The engine has no sooner, by the slight movement of the “regulator” which the driver gently handles, received a first injection of steam into her cylinders than she starts into motion as a thing of life, with a weight behind her of not less than from 100 to 150 tons. The slow pace at starting is gradually increased, but she has scarcely passed the limit of the station when she is taught the lesson of life, which even the most favoured learn—that it is with her as with man, it is uphill work, at all events in its early stages, for in the first mile and a quarter she has to ascend the stiffest hill in her whole journey, “1 in 80,” Camden being just a hundred feet higher than Euston.
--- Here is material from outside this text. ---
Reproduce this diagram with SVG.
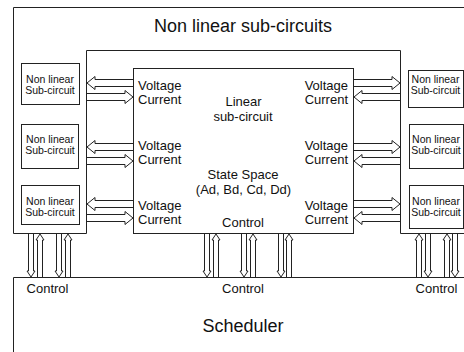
<svg xmlns="http://www.w3.org/2000/svg" width="464" height="352" viewBox="0 0 464 352">
<style>
.ln{fill:none;stroke:#222;stroke-width:1}
.ar{fill:#fff;stroke:#222;stroke-width:1}
text{font-family:"Liberation Sans",Arial,sans-serif;fill:#111}
.big{font-size:18px;text-anchor:middle}
.mid{font-size:13px}
.c{text-anchor:middle}
.e{text-anchor:end}
.sm{font-size:10.5px;text-anchor:middle}
</style>
<rect width="464" height="352" fill="#fff"/>
<g id="nonlinear-frame">
<path class="ln" d="M470 233.5 H400.5 V50.5 H86.5 V233.5 H13.5 V7.5 H470"/>
<text class="big" x="243" y="32">Non linear sub-circuits</text>
</g>
<g id="scheduler">
<path class="ln" d="M470 277.5 H13.5 V360"/>
<text class="mid c" x="47.5" y="293">Control</text>
<text class="mid c" x="243" y="293">Control</text>
<text class="mid c" x="436.5" y="293">Control</text>
<text class="big" x="243" y="332">Scheduler</text>
</g>
<g id="linear">
<rect class="ln" x="133.5" y="68.5" width="220" height="165"/>
<text class="mid c" x="243.5" y="106">Linear</text>
<text class="mid c" x="243" y="121">sub-circuit</text>
<text class="mid c" x="243" y="179">State Space</text>
<text class="mid c" x="243.5" y="194">(Ad, Bd, Cd, Dd)</text>
<text class="mid c" x="243" y="227">Control</text>
<text class="mid" x="138" y="90">Voltage</text>
<text class="mid" x="138" y="104">Current</text>
<text class="mid" x="138" y="150">Voltage</text>
<text class="mid" x="138" y="164">Current</text>
<text class="mid" x="138" y="210">Voltage</text>
<text class="mid" x="138" y="224">Current</text>
<text class="mid e" x="348" y="90">Voltage</text>
<text class="mid e" x="348" y="104">Current</text>
<text class="mid e" x="348" y="150">Voltage</text>
<text class="mid e" x="348" y="164">Current</text>
<text class="mid e" x="348" y="210">Voltage</text>
<text class="mid e" x="348" y="224">Current</text>
</g>
<g id="nl-left-1">
<rect class="ln" x="21.5" y="63.5" width="58" height="41"/>
<text class="sm" x="50" y="82.5">Non linear</text>
<text class="sm" x="50" y="93.5">Sub-circuit</text>
</g>
<g id="nl-left-2">
<rect class="ln" x="21.5" y="124.5" width="57" height="44"/>
<text class="sm" x="50" y="143">Non linear</text>
<text class="sm" x="50" y="154">Sub-circuit</text>
</g>
<g id="nl-left-3">
<rect class="ln" x="21.5" y="185.5" width="58" height="39"/>
<text class="sm" x="50" y="205">Non linear</text>
<text class="sm" x="50" y="216">Sub-circuit</text>
</g>
<g id="nl-right-1">
<rect class="ln" x="408.5" y="70.5" width="55" height="37"/>
<text class="sm" x="435.5" y="82.5">Non linear</text>
<text class="sm" x="435.5" y="93.5">Sub-circuit</text>
</g>
<g id="nl-right-2">
<rect class="ln" x="409.5" y="124.5" width="54" height="44"/>
<text class="sm" x="436" y="142.5">Non linear</text>
<text class="sm" x="436" y="153.5">Sub-circuit</text>
</g>
<g id="nl-right-3">
<rect class="ln" x="409.5" y="185.5" width="54" height="43"/>
<text class="sm" x="436" y="204.5">Non linear</text>
<text class="sm" x="436" y="215.5">Sub-circuit</text>
</g>
<g id="connectors">
<path class="ar" d="M133 79.5 H95 V76.5 L87 83 L95 89.5 V86.5 H133"/>
<path class="ar" d="M87 93.5 H125 V90.5 L133 97 L125 103.5 V100.5 H87"/>
<path class="ar" d="M133 143.5 H95 V140.5 L87 147 L95 153.5 V150.5 H133"/>
<path class="ar" d="M87 157.5 H125 V154.5 L133 161 L125 167.5 V164.5 H87"/>
<path class="ar" d="M133 200.5 H95 V197.5 L87 204 L95 210.5 V207.5 H133"/>
<path class="ar" d="M87 214.5 H125 V211.5 L133 218 L125 224.5 V221.5 H87"/>
<path class="ar" d="M354 79.5 H392 V76.5 L400 83 L392 89.5 V86.5 H354"/>
<path class="ar" d="M400 93.5 H362 V90.5 L354 97 L362 103.5 V100.5 H400"/>
<path class="ar" d="M354 143.5 H392 V140.5 L400 147 L392 153.5 V150.5 H354"/>
<path class="ar" d="M400 157.5 H362 V154.5 L354 161 L362 167.5 V164.5 H400"/>
<path class="ar" d="M354 200.5 H392 V197.5 L400 204 L392 210.5 V207.5 H354"/>
<path class="ar" d="M400 214.5 H362 V211.5 L354 218 L362 224.5 V221.5 H400"/>
<path class="ar" d="M28.5 234 V271 H27 L31 277 L35 271 H33.5 V234"/>
<path class="ar" d="M37.5 277 V240 H36 L40 234 L44 240 H42.5 V277"/>
<path class="ar" d="M56.5 234 V271 H55 L59 277 L63 271 H61.5 V234"/>
<path class="ar" d="M65.5 277 V240 H64 L68 234 L72 240 H70.5 V277"/>
<path class="ar" d="M204.5 234 V271 H203 L207 277 L211 271 H209.5 V234"/>
<path class="ar" d="M213.5 277 V240 H212 L216 234 L220 240 H218.5 V277"/>
<path class="ar" d="M241.5 234 V271 H240 L244 277 L248 271 H246.5 V234"/>
<path class="ar" d="M250.5 277 V240 H249 L253 234 L257 240 H255.5 V277"/>
<path class="ar" d="M278.5 234 V271 H277 L281 277 L285 271 H283.5 V234"/>
<path class="ar" d="M286.5 277 V240 H285 L289 234 L293 240 H291.5 V277"/>
<path class="ar" d="M416.5 277 V240 H415 L419 234 L423 240 H421.5 V277"/>
<path class="ar" d="M425.5 234 V271 H424 L428 277 L432 271 H430.5 V234"/>
<path class="ar" d="M444.5 277 V240 H443 L447 234 L451 240 H449.5 V277"/>
<path class="ar" d="M452.5 234 V271 H451 L455 277 L459 271 H457.5 V234"/>
</g>
</svg>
Bury’s “four-wheelers,” the dii maximi of railway engine power in 1810, were so weak that they could not bring a train, the weight of which was not a quarter of one of a modern date, up the “Euston incline” without the friendly aid of ropes worked by two fixed engines of high power, and two very high chimneys, at Camden. But the chimneys have long since disappeared, and the engines are doing good service in some other place belonging to the Company’s gigantic establishments. The engine and train emerge from the Primrose tunnel to hide themselves in a minute or two afterwards in that of Kilburn, and as they pass the station of that name, the reader may be reminded it was there that Dick Turpin began his ride to York, on Black Bess, 130 years ago[76]. Had it been mail horses of the olden time their run to Wimbledon (seven miles from Euston) would have completed their present journey, and they would have rested until they were harnessed to the “up mail,” and having brought it to London, their work of twenty-four hours would have been completed. But at seven miles from its starting point the iron horse would not have been more than four or five minutes at full running pace; three minutes in time and two miles in distance bring time-honoured Harrow in sight, “on the hill,” for its church is noticable from every point of the compass, and it was of it that Charles II. said, during a theological discussion in his presence, “the true visible church, as it could be seen everywhere.” Of its school,[77] founded in 1571 by John of Lyon, but one momentary view is obtained, and that is only as a day train darts along the valley that leads to Watford. The three most distinguished men of modern times who have received their education there have been Peel, Palmerston, and Byron.[78]

The northern extremity of the long Watford tunnel, twenty miles from London, is reached just thirty-three minutes from the time of starting; yet it has been climbing work all the while, and the climbing work continues still farther to Tring, eleven miles more distant from London; but the hill is not so steep as it was at starting. Long it is; but Tring is, nevertheless, only some 750 feet higher than Euston, and some 350 feet higher than the top of the cross of the noblest Protestant Church in the world—St. Paul’s. Has the engine felt it? Not she. She has only shown that she knows the difference between a gradient of 1 in 80 and 1 in 300, by the bound she made into higher speed, as, escaping from the stiffer incline, she dashed on to more level ground through the Points of Camden.